>>>>

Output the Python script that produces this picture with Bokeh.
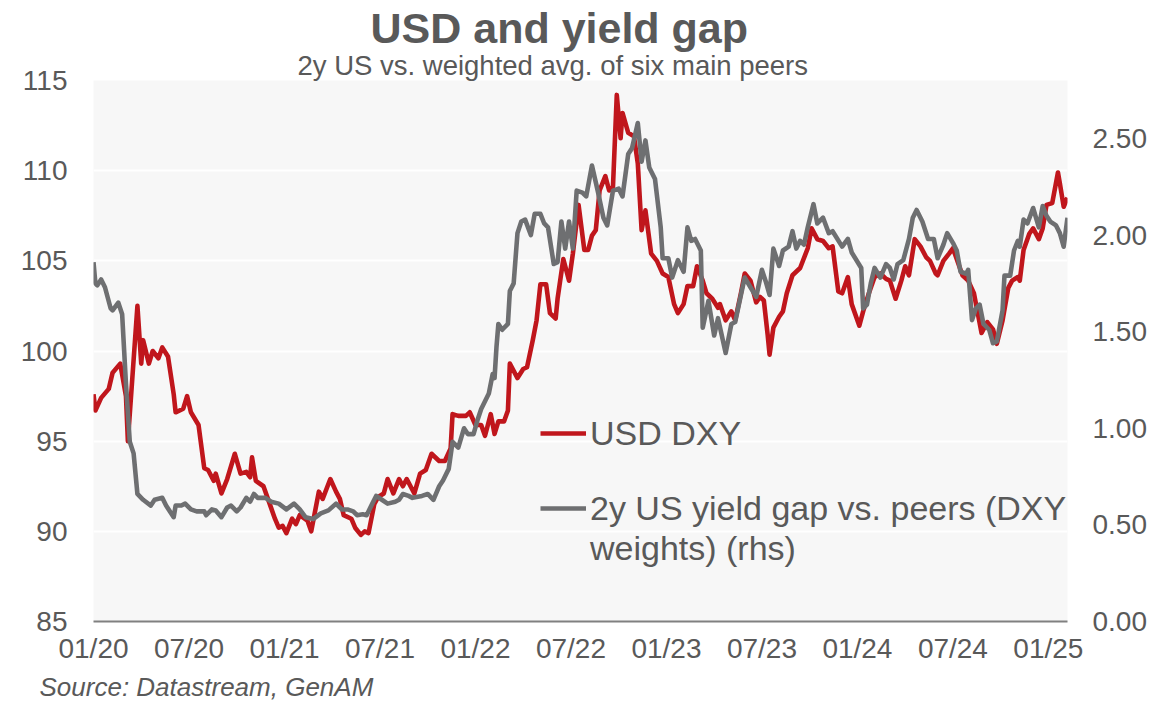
from bokeh.plotting import figure
from bokeh.models import (Range1d, LinearAxis, FixedTicker, NumeralTickFormatter,
                          Legend, LegendItem, Title)
from bokeh.embed import file_html
from bokeh.resources import INLINE

# ---- data (time in fractional years) ----
dxy_t = [2020.00, 2020.01, 2020.04, 2020.08, 2020.10, 2020.14, 2020.17, 2020.18, 2020.23, 2020.25,
         2020.26, 2020.29, 2020.31, 2020.34, 2020.36, 2020.39, 2020.42, 2020.43, 2020.47, 2020.49,
         2020.51, 2020.55, 2020.58, 2020.60, 2020.63, 2020.64, 2020.67, 2020.70, 2020.74, 2020.77,
         2020.80, 2020.82, 2020.83, 2020.85, 2020.89, 2020.93, 2020.95, 2020.97, 2020.99, 2021.01,
         2021.04, 2021.06, 2021.08, 2021.12, 2021.14, 2021.18, 2021.20, 2021.24, 2021.27, 2021.29,
         2021.31, 2021.35, 2021.37, 2021.40, 2021.42, 2021.44, 2021.47, 2021.49, 2021.52, 2021.54,
         2021.57, 2021.60, 2021.62, 2021.64, 2021.68, 2021.71, 2021.74, 2021.77, 2021.81, 2021.84,
         2021.87, 2021.88, 2021.91, 2021.95, 2021.97, 2022.00, 2022.03, 2022.05, 2022.08, 2022.10,
         2022.12, 2022.15, 2022.17, 2022.18, 2022.22, 2022.25, 2022.27, 2022.30, 2022.32, 2022.34,
         2022.37, 2022.39, 2022.42, 2022.43, 2022.46, 2022.49, 2022.51, 2022.54, 2022.57, 2022.59,
         2022.61, 2022.63, 2022.65, 2022.68, 2022.70, 2022.72, 2022.74, 2022.76, 2022.77, 2022.80,
         2022.83, 2022.85, 2022.87, 2022.89, 2022.92, 2022.95, 2022.98, 2023.01, 2023.04, 2023.06,
         2023.09, 2023.11, 2023.14, 2023.16, 2023.19, 2023.21, 2023.24, 2023.27, 2023.28, 2023.31,
         2023.34, 2023.36, 2023.39, 2023.41, 2023.44, 2023.47, 2023.49, 2023.51, 2023.53, 2023.54,
         2023.56, 2023.59, 2023.61, 2023.63, 2023.66, 2023.70, 2023.74, 2023.76, 2023.79, 2023.82,
         2023.85, 2023.87, 2023.90, 2023.92, 2023.95, 2023.97, 2024.01, 2024.03, 2024.06, 2024.09,
         2024.12, 2024.15, 2024.17, 2024.20, 2024.23, 2024.25, 2024.27, 2024.30, 2024.33, 2024.36,
         2024.38, 2024.41, 2024.42, 2024.45, 2024.48, 2024.50, 2024.53, 2024.55, 2024.58, 2024.61,
         2024.63, 2024.65, 2024.68, 2024.71, 2024.73, 2024.76, 2024.79, 2024.81, 2024.84, 2024.85,
         2024.87, 2024.90, 2024.92, 2024.95, 2024.97, 2024.99, 2025.02, 2025.05, 2025.06, 2025.08,
         2025.10]
dxy_v = [97.6, 96.7, 97.4, 97.9, 98.8, 99.3, 97.5, 95.0, 102.5, 99.3,
         100.6, 99.3, 100.0, 99.6, 100.2, 99.7, 97.6, 96.6, 96.8, 97.5,
         96.6, 95.9, 93.5, 93.4, 92.8, 93.2, 92.1, 92.9, 94.3, 93.2,
         93.3, 93.0, 94.1, 92.8, 92.5, 91.3, 90.7, 90.2, 90.3, 89.9,
         90.7, 90.4, 90.9, 90.6, 90.0, 92.2, 91.8, 92.9, 92.2, 91.8,
         90.9, 90.7, 90.2, 89.8, 90.0, 89.9, 91.5, 91.9, 92.1, 92.9,
         92.1, 92.9, 92.5, 92.9, 92.1, 93.2, 93.4, 94.3, 93.9, 93.9,
         94.6, 96.5, 96.4, 96.4, 96.6, 95.9, 95.9, 95.3, 96.5, 95.4,
         96.1, 96.1, 96.7, 99.3, 98.5, 99.0, 99.1, 100.6, 101.7, 103.7,
         103.7, 102.1, 101.8, 102.9, 105.1, 103.9, 105.4, 108.1, 105.6, 105.6,
         106.4, 106.7, 108.9, 109.7, 108.9, 109.1, 114.2, 111.8, 113.2, 112.1,
         111.9, 110.4, 106.7, 107.8, 105.4, 105.0, 104.3, 104.1, 102.6, 102.1,
         102.6, 103.6, 103.6, 104.7, 103.9, 103.2, 102.9, 102.4, 102.6, 101.7,
         102.2, 101.7, 103.2, 104.3, 103.9, 102.7, 103.0, 102.8, 100.9, 99.8,
         101.3, 101.9, 102.2, 103.2, 104.2, 104.6, 105.7, 106.8, 106.2, 106.1,
         105.7, 105.8, 103.3, 103.2, 104.1, 102.6, 101.4, 102.2, 103.2, 104.1,
         104.3, 104.0, 103.9, 102.9, 103.9, 104.7, 104.2, 106.2, 105.8, 105.2,
         105.0, 104.3, 104.2, 105.0, 105.4, 105.7, 104.8, 104.2, 103.9, 103.2,
         102.1, 101.0, 101.6, 101.2, 100.4, 101.7, 103.5, 103.9, 104.1, 103.9,
         105.6, 106.5, 106.8, 106.2, 106.8, 108.1, 108.2, 109.9, 109.3, 108.0,
         108.5]

gap_t = [2020.00, 2020.01, 2020.02, 2020.04, 2020.06, 2020.09, 2020.10, 2020.13, 2020.15, 2020.17,
         2020.19, 2020.21, 2020.23, 2020.26, 2020.30, 2020.32, 2020.36, 2020.38, 2020.42, 2020.43,
         2020.46, 2020.48, 2020.51, 2020.54, 2020.58, 2020.59, 2020.62, 2020.64, 2020.67, 2020.70,
         2020.72, 2020.75, 2020.77, 2020.80, 2020.82, 2020.84, 2020.86, 2020.90, 2020.93, 2020.97,
         2021.01, 2021.05, 2021.08, 2021.11, 2021.15, 2021.19, 2021.23, 2021.27, 2021.30, 2021.33,
         2021.36, 2021.38, 2021.41, 2021.43, 2021.46, 2021.48, 2021.51, 2021.54, 2021.58, 2021.60,
         2021.62, 2021.65, 2021.67, 2021.72, 2021.75, 2021.78, 2021.81, 2021.83, 2021.86, 2021.88,
         2021.91, 2021.94, 2021.96, 2021.99, 2022.01, 2022.03, 2022.05, 2022.07, 2022.09, 2022.10,
         2022.11, 2022.12, 2022.14, 2022.17, 2022.18, 2022.20, 2022.22, 2022.24, 2022.26, 2022.29,
         2022.31, 2022.34, 2022.36, 2022.38, 2022.41, 2022.43, 2022.45, 2022.47, 2022.49, 2022.51,
         2022.53, 2022.56, 2022.58, 2022.61, 2022.64, 2022.67, 2022.69, 2022.72, 2022.75, 2022.77,
         2022.80, 2022.82, 2022.85, 2022.87, 2022.89, 2022.91, 2022.94, 2022.97, 2022.98, 2023.01,
         2023.03, 2023.06, 2023.09, 2023.11, 2023.13, 2023.15, 2023.18, 2023.19, 2023.22, 2023.25,
         2023.27, 2023.31, 2023.34, 2023.36, 2023.39, 2023.41, 2023.44, 2023.47, 2023.50, 2023.52,
         2023.54, 2023.56, 2023.59, 2023.61, 2023.64, 2023.66, 2023.68, 2023.70, 2023.72, 2023.74,
         2023.77, 2023.79, 2023.82, 2023.85, 2023.87, 2023.92, 2023.95, 2023.97, 2024.02, 2024.03,
         2024.05, 2024.07, 2024.09, 2024.12, 2024.15, 2024.17, 2024.19, 2024.21, 2024.24, 2024.27,
         2024.29, 2024.31, 2024.34, 2024.37, 2024.40, 2024.42, 2024.45, 2024.47, 2024.50, 2024.52,
         2024.54, 2024.57, 2024.58, 2024.60, 2024.62, 2024.64, 2024.66, 2024.69, 2024.71, 2024.73,
         2024.76, 2024.77, 2024.80, 2024.82, 2024.84, 2024.85, 2024.87, 2024.89, 2024.92, 2024.95,
         2024.97, 2024.99, 2025.01, 2025.04, 2025.06, 2025.08, 2025.10]
gap_v = [1.86, 1.75, 1.74, 1.77, 1.73, 1.62, 1.61, 1.65, 1.59, 1.23,
         0.93, 0.87, 0.66, 0.63, 0.60, 0.63, 0.64, 0.60, 0.54, 0.60,
         0.60, 0.61, 0.58, 0.57, 0.57, 0.55, 0.58, 0.575, 0.54, 0.59,
         0.60, 0.57, 0.59, 0.64, 0.62, 0.66, 0.64, 0.64, 0.62, 0.61,
         0.58, 0.61, 0.58, 0.54, 0.53, 0.56, 0.575, 0.61, 0.58, 0.58,
         0.57, 0.55, 0.555, 0.55, 0.61, 0.65, 0.63, 0.61, 0.62, 0.63,
         0.66, 0.65, 0.64, 0.65, 0.66, 0.63, 0.70, 0.73, 0.79, 0.93,
         0.90, 1.00, 0.97, 0.97, 1.04, 1.10, 1.14, 1.18, 1.28, 1.26,
         1.42, 1.54, 1.51, 1.54, 1.71, 1.75, 2.01, 2.07, 2.08, 2.00,
         2.11, 2.11, 2.06, 2.04, 1.85, 1.86, 2.07, 1.93, 2.07, 1.93,
         2.23, 2.22, 2.20, 2.36, 2.23, 2.09, 2.05, 2.23, 2.24, 2.20,
         2.42, 2.45, 2.58, 2.38, 2.49, 2.35, 2.29, 2.04, 1.88, 1.88,
         1.78, 1.87, 1.81, 2.04, 1.97, 1.98, 1.92, 1.52, 1.66, 1.48,
         1.57, 1.39, 1.54, 1.55, 1.69, 1.78, 1.73, 1.68, 1.82, 1.76,
         1.69, 1.93, 1.84, 1.92, 1.94, 2.02, 1.93, 1.97, 1.95, 2.04,
         2.16, 2.06, 2.09, 2.01, 2.02, 1.94, 1.98, 1.91, 1.83, 1.62,
         1.64, 1.75, 1.83, 1.78, 1.85, 1.83, 1.77, 1.85, 1.87, 1.98,
         2.09, 2.13, 2.07, 1.98, 1.98, 1.88, 1.95, 2.01, 1.96, 1.92,
         1.81, 1.80, 1.82, 1.56, 1.62, 1.64, 1.54, 1.51, 1.44, 1.45,
         1.61, 1.79, 1.79, 1.92, 1.97, 1.94, 2.08, 2.06, 2.14, 2.04,
         2.15, 2.10, 2.07, 2.05, 2.01, 1.94, 2.09]

x_tick_labels = ["01/20", "07/20", "01/21", "07/21", "01/22", "07/22",
                 "01/23", "07/23", "01/24", "07/24", "01/25"]
left_ticks = [85, 90, 95, 100, 105, 110, 115]
right_ticks = [0.0, 0.5, 1.0, 1.5, 2.0, 2.5]

title_text = "USD and yield gap"
subtitle_text = "2y US vs. weighted avg. of six main peers"
source_text = "Source: Datastream, GenAM"
legend_lines = ["USD DXY", "2y US yield gap vs. peers (DXY", "weights) (rhs)"]

# ---- styling ----
RED = "#C0161C"
GREY = "#6E6F71"
TXT = "#595959"
FONT = "Liberation Sans"

x_ticks = [2020 + 0.5 * i for i in range(len(x_tick_labels))]

p = figure(width=1173, height=706, output_backend="svg", toolbar_location=None,
           x_range=Range1d(2020.0, 2025.10), y_range=Range1d(85, 115),
           min_border_left=93, min_border_right=106, min_border_top=80, min_border_bottom=85,
           background_fill_color="#F7F7F7", border_fill_color="white",
           outline_line_color=None, title=title_text)

p.extra_y_ranges = {"rhs": Range1d(0, 2.8)}

# main title (outermost)
p.title.text_font = FONT
p.title.text_font_size = "43px"
p.title.text_font_style = "bold"
p.title.text_color = TXT
p.title.align = "left"
p.title.offset = 277
p.title.standoff = -8

# subtitle (nearest the frame)
sub = Title(text=subtitle_text, text_font=FONT, text_font_size="27.5px",
            text_font_style="normal", text_color=TXT, align="left", offset=204,
            standoff=0)
p.add_layout(sub, "above")

# source note below the x axis
src = Title(text=source_text, text_font=FONT, text_font_size="26px",
            text_font_style="italic", text_color=TXT, align="left", offset=-54,
            standoff=7)
p.add_layout(src, "below")

# grids
p.xgrid.visible = False
p.ygrid.ticker = FixedTicker(ticks=left_ticks)
p.ygrid.grid_line_color = "white"
p.ygrid.grid_line_width = 2

# x axis
xa = p.xaxis[0]
xa.ticker = FixedTicker(ticks=x_ticks)
xa.major_label_overrides = {t: lab for t, lab in zip(x_ticks, x_tick_labels)}
xa.axis_line_color = "#808080"
xa.axis_line_width = 2
xa.major_tick_line_color = None
xa.minor_tick_line_color = None
xa.major_tick_out = 0
xa.major_label_standoff = 11
xa.major_label_text_font = FONT
xa.major_label_text_font_size = "28px"
xa.major_label_text_color = TXT

# left y axis
ya = p.yaxis[0]
ya.ticker = FixedTicker(ticks=left_ticks)
ya.axis_line_color = None
ya.major_tick_line_color = None
ya.minor_tick_line_color = None
ya.major_tick_out = 0
ya.major_label_standoff = 26
ya.major_label_text_font = FONT
ya.major_label_text_font_size = "28px"
ya.major_label_text_color = TXT

# right y axis
ra = LinearAxis(y_range_name="rhs", ticker=FixedTicker(ticks=right_ticks),
                formatter=NumeralTickFormatter(format="0.00"))
ra.axis_line_color = None
ra.major_tick_line_color = None
ra.minor_tick_line_color = None
ra.major_tick_out = 0
ra.major_label_standoff = 25
ra.major_label_text_font = FONT
ra.major_label_text_font_size = "28px"
ra.major_label_text_color = TXT
p.add_layout(ra, "right")

# lines
r1 = p.line(dxy_t, dxy_v, line_color=RED, line_width=4.6, line_join="round")
r2 = p.line(gap_t, gap_v, line_color=GREY, line_width=4.6, line_join="round",
            y_range_name="rhs")
r_blank = p.line([], [], line_alpha=0)  # empty renderer carrying the legend's wrapped line

leg_style = dict(orientation="vertical", background_fill_alpha=0, border_line_color=None,
                 padding=0, margin=0, spacing=0, glyph_width=46, glyph_height=40,
                 label_height=40, label_standoff=4, label_text_font=FONT,
                 label_text_font_size="34px", label_text_color=TXT)

leg_a = Legend(items=[LegendItem(label=legend_lines[0], renderers=[r1])],
               location=(447, 168), **leg_style)
leg_b = Legend(items=[LegendItem(label=legend_lines[1], renderers=[r2]),
                      LegendItem(label=legend_lines[2], renderers=[r_blank])],
               location=(447, 53), **leg_style)
p.add_layout(leg_a, "center")
p.add_layout(leg_b, "center")

open("out.html", "w").write(file_html(p, INLINE))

<<<<

WHAT TO WORK ON:
From the first line of the listing above, repeat every line through the one holding "from bokeh.resources import INLINE". Both ends count, and pictures stay out.

SOLUTION TO THE PROBLEM:
Output the Python script that produces this picture with Bokeh.
from bokeh.plotting import figure
from bokeh.models import (Range1d, LinearAxis, FixedTicker, NumeralTickFormatter,
                          Legend, LegendItem, Title)
from bokeh.embed import file_html
from bokeh.resources import INLINE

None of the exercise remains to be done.